IINM, most CNC WW machines are fairly limited in Z axis travel, at least compared to X & Y, aren't they?

And how much of their Z is typically in the gantry travel, as opposed to the quill travel? At CNC cutter speeds, I'll bet more of the former, and less of the latter.

Andy - Arlington TX

Bill Jobe
02-06-2020, 10:09 PM
If I was looking for one drill for a shop it would probably be a broken arm. They take very little floor space and are very versatile.

But, as I mentioned on another thread, I'm still getting over the flu, so.....my brain is still a bit disconnected.n

Tom Dixon
02-07-2020, 12:17 AM
So you need large X, Y and Z...?!

Sounds intriguing...

IINM, most CNC WW machines are fairly limited in Z axis travel, at least compared to X & Y, aren't they?

And how much of their Z is typically in the gantry travel, as opposed to the quill travel? At CNC cutter speeds, I'll bet more of the former, and less of the latter.

Andy - Arlington TX

I now have the x and Y now but reliable Z travel of the Drill press table is what I desire. The problem with the table design of my Voyager is that as soon as you release the table and use the crank it deflects from its position in relationship to the bit which is a PIA if all you need to do is lower the table just enough to put in a long bit like going from a short 1.5" forstner to a long 1/2" brad point. I want the bit change to remain perfectly aligned and that currently doesn't happen a lot of the time. I have to un-clamp the work and realign it to the new bit.

Tom Dixon
02-07-2020, 12:24 AM
You post reminded me of a CL listing I saw today. Here's a Clausing (at least most of a Clausing--no base) on Craigslist in Baltimore:

"https://baltimore.craigslist.org/tls/d/hunt-valley-clausing-drill-press-head/7065426701.html"

That's a bit of a drive from TN, but if you really want a Clausing it may be worthwhile. No base, but it looks like most everything else is there, plus a bit of free rust. It looks like he was asking $750, and now is taking best offer by Feb 15.

I have no affiliation with the seller. Just thought it might be interesting to someone.

Hmmm... I haven't been specifically looking for a Clausing and that probably is a great deal but that's a long way to go for an incomplete DP and getting there by the 15th just isn't going to happen.

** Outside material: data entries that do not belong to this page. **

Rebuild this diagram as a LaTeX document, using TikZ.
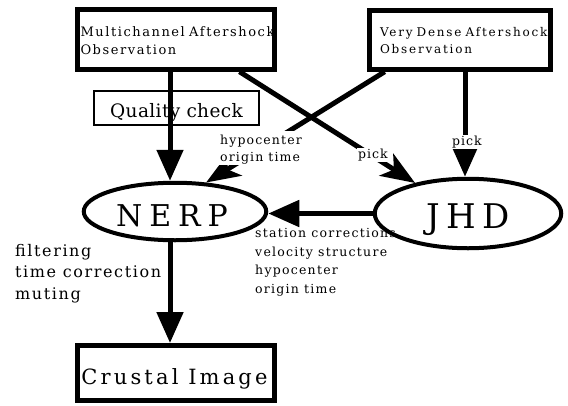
\documentclass[tikz,border=0pt]{standalone}
\usepackage{fontspec}
\setmainfont{DejaVu Serif}
\usetikzlibrary{arrows.meta,shapes.geometric}
\newcommand\lsp[1]{\addfontfeatures{LetterSpace=#1}}
\newcommand\fs[2]{\fontsize{#1}{#2}\selectfont}
\begin{document}
\begin{tikzpicture}[x=1pt,y=-1pt,
  obsbox/.style={draw,line width=5pt,rectangle,inner ysep=0pt,align=left},
  qbox/.style={draw,line width=2pt,rectangle,inner sep=0pt},
  proc/.style={draw,line width=4pt,ellipse,inner sep=0pt},
  flow/.style={line width=5pt,-{Triangle[length=31pt,width=26pt]}},
  dflow/.style={line width=5pt,-{Stealth[length=34pt,width=26pt,inset=9pt]}},
  lbl/.style={inner sep=0pt,align=left},
  lblw/.style={lbl,fill=white,inner sep=1pt},
]
\useasboundingbox (0,0) rectangle (568,405);
\fill[white] (0,0) rectangle (568,405);

% boxes
\node[obsbox, minimum width=197pt, minimum height=60pt, inner xsep=3pt, text width=191pt,
      font={\fs{13}{18}\lsp{12}}] (m1) at (176,39.2)
  {\rule{0pt}{17.3pt}\mbox{Multichannel Aftershock}\\\mbox{Observation}\rule[-4pt]{0pt}{0pt}};
\node[obsbox, minimum width=181.3pt, minimum height=58.4pt, inner xsep=10.8pt, text width=159.7pt,
      font={\fs{12}{16.7}\lsp{15}}] (m2) at (459.9,40)
  {\rule{0pt}{14pt}\mbox{Very Dense Aftershock}\\\mbox{Observation}\rule[-4pt]{0pt}{0pt}};
\node[qbox, minimum width=165pt, minimum height=34pt, text height=22pt, text depth=4pt,
      font={\fs{18.5}{24}\lsp{2}}] (qc) at (176.5,108) {Quality check};
\node[proc, minimum width=182.5pt, minimum height=57.5pt, text height=32pt, text depth=1.6pt,
      font={\fs{30}{40}\lsp{23}}] (nerp) at (175,211.5) {\kern-6pt NERP};
\node[proc, minimum width=186.5pt, minimum height=69.5pt, text height=30pt, text depth=1pt,
      font={\fs{34}{44}\lsp{18}}] (jhd) at (468,213.5) {JHD};
\node[obsbox, minimum width=197pt, minimum height=55pt, text height=24pt, text depth=2pt,
      font={\fs{21}{29}\lsp{15}}] (crust) at (176,373) {\kern-3pt Crustal Image};

% connectors
\coordinate (ax) at (170,0);
\coordinate (bx) at (465,0);
\draw[flow] (m1.south -| ax) -- (nerp.north -| ax);
\draw[dflow] ([xshift=-37.5pt]m1.south east) -- (jhd.150);
\draw[dflow] ([xshift=18pt]m2.south west) -- (nerp.43);
\draw[flow] (m2.south -| bx) -- (jhd.north -| bx);
\draw[flow] (jhd.west) -- (jhd.west -| nerp.east);
\draw[flow] (nerp.south -| ax) -- (crust.north -| ax);

% labels
\node[lblw, anchor=north west, font={\fs{12.5}{17.4}\lsp{9}}] (lhyp) at (219,131)
  {\rule{0pt}{12pt}hypocenter\\origin time};
\node[lblw, anchor=base west, font={\fs{12.5}{17}\lsp{8}}] (lpick1) at (357,158) {pick};
\node[lblw, anchor=base west, font={\fs{12.5}{17}\lsp{8}}] (lpick2) at (451,145) {pick};
\node[lbl, anchor=north west, font={\fs{12.5}{18.5}\lsp{10}}] (lsta) at (255,225.5)
  {\rule{0pt}{12pt}station corrections\\velocity structure\\hypocenter\\origin time};
\node[lbl, anchor=north west, font={\fs{16}{21.5}\lsp{10}}] (lfilt) at (15,240)
  {\rule{0pt}{16pt}filtering\\time correction\\muting};
\end{tikzpicture}
\end{document}
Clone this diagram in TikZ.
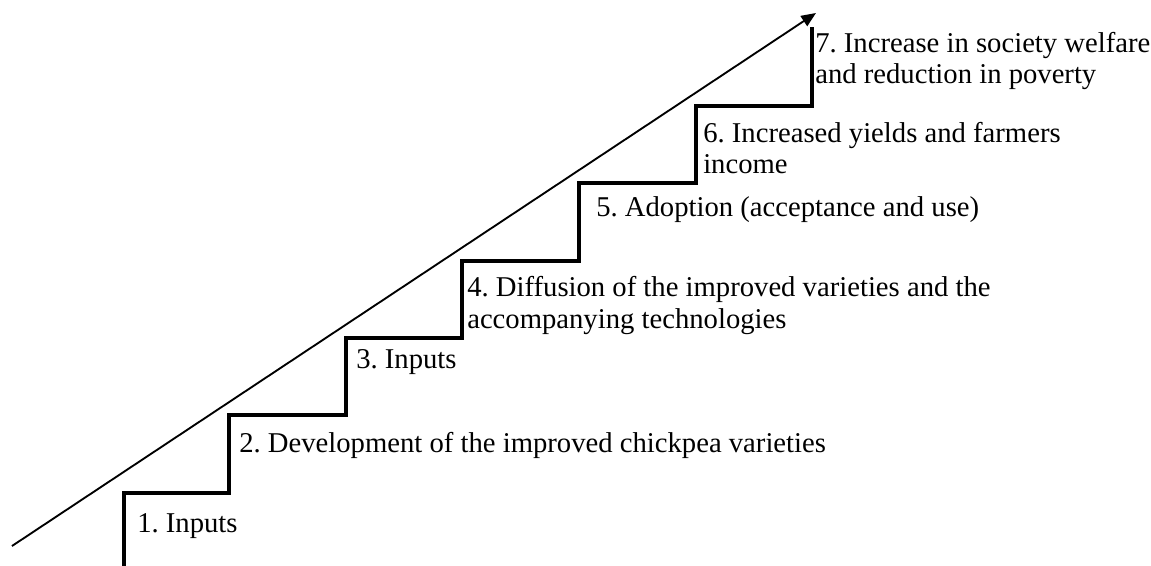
\documentclass[tikz,border=0pt]{standalone}
\usepackage{fontspec}
\setmainfont{Liberation Serif}
\usetikzlibrary{arrows.meta}
\frenchspacing
\begin{document}
\begin{tikzpicture}[x=0.75pt,y=-0.75pt,
  stair/.style={line width=2.7pt,line join=miter},
  trend/.style={line width=1.4pt,-{Triangle[length=11pt,width=9pt]}},
  steptext/.style={anchor=base west,inner sep=0pt,align=left,
    font=\fontsize{21.5}{23.3}\selectfont\frenchspacing}]
\useasboundingbox (0,0) rectangle (1151,566);
% staircase corners
\coordinate (s0) at (124,568);
\coordinate (s1) at (124,493);
\coordinate (s2) at (229,493);
\coordinate (s3) at (229,415);
\coordinate (s4) at (346,415);
\coordinate (s5) at (346,338);
\coordinate (s6) at (462,338);
\coordinate (s7) at (462,261);
\coordinate (s8) at (579,261);
\coordinate (s9) at (579,183);
\coordinate (s10) at (696,183);
\coordinate (s11) at (696,106);
\coordinate (s12) at (812,106);
\coordinate (s13) at (812,27);
\draw[stair] (s0) -- (s1) -- (s2) -- (s3) -- (s4) -- (s5) -- (s6) -- (s7)
  -- (s8) -- (s9) -- (s10) -- (s11) -- (s12) -- (s13);
% trend arrow
\coordinate (a0) at (12,546);
\coordinate (a1) at (816,13);
\draw[trend] (a0) -- (a1);
% labels (base anchor = baseline of the last line)
\node[steptext] (t1) at (137,532) {1. Inputs};
\node[steptext] (t2) at (239,452) {2. Development of the improved chickpea varieties};
\node[steptext] (t3) at (356,368) {3. Inputs};
\node[steptext] (t4) at (467,328) {4. Diffusion of the improved varieties and the\\accompanying technologies};
\node[steptext] (t5) at (596,217) {5. Adoption (acceptance and use)};
\node[steptext] (t6) at (703,174) {6. Increased yields and farmers\\income};
\node[steptext] (t7) at (815,84) {7. Increase in society welfare\\and reduction in poverty};
\end{tikzpicture}
\end{document}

The fact that he hasn't sold it locally makes me wonder why if it really is a good deal. I was actually pointing out that some areas just don't see that kind of equipment on CL or local auctions ever.

Andy D Jones
02-07-2020, 11:35 PM
Tom,

Is the 1/2" hole a through hole?

Could you drill the 1/2" hole first, then leave it in the hole to guide the table while raising the table?

Then remove the 1/2" bit (out the bottom of the through hole), insert the Forstner bit, and drill that hole last? A Forstner bit, especially in a DP, does not need the center to guide, it will guide on the rim.

Andy - Arlington TX

Tom Dixon
02-08-2020, 7:58 AM
Tom,

Is the 1/2" hole a through hole?

Could you drill the 1/2" hole first, then leave it in the hole to guide the table while raising the table?

Then remove the 1/2" bit (out the bottom of the through hole), insert the Forstner bit, and drill that hole last? A Forstner bit, especially in a DP, does not need the center to guide, it will guide on the rim.

Andy - Arlington TX

Andy, that was an example. I'm not specifically trying to solve that one problem. I'm making a point that I should not have come up with workarounds to maintain the bit center over a previous hole if the mechanism to raise and lower the drill press table was properly engineered to stay aligned. The overall problem is greater than a single instance on a specific drill press. The mechanism to raise and lower a DP has not evolved in the last 100 years to be really any better at all and I think it should.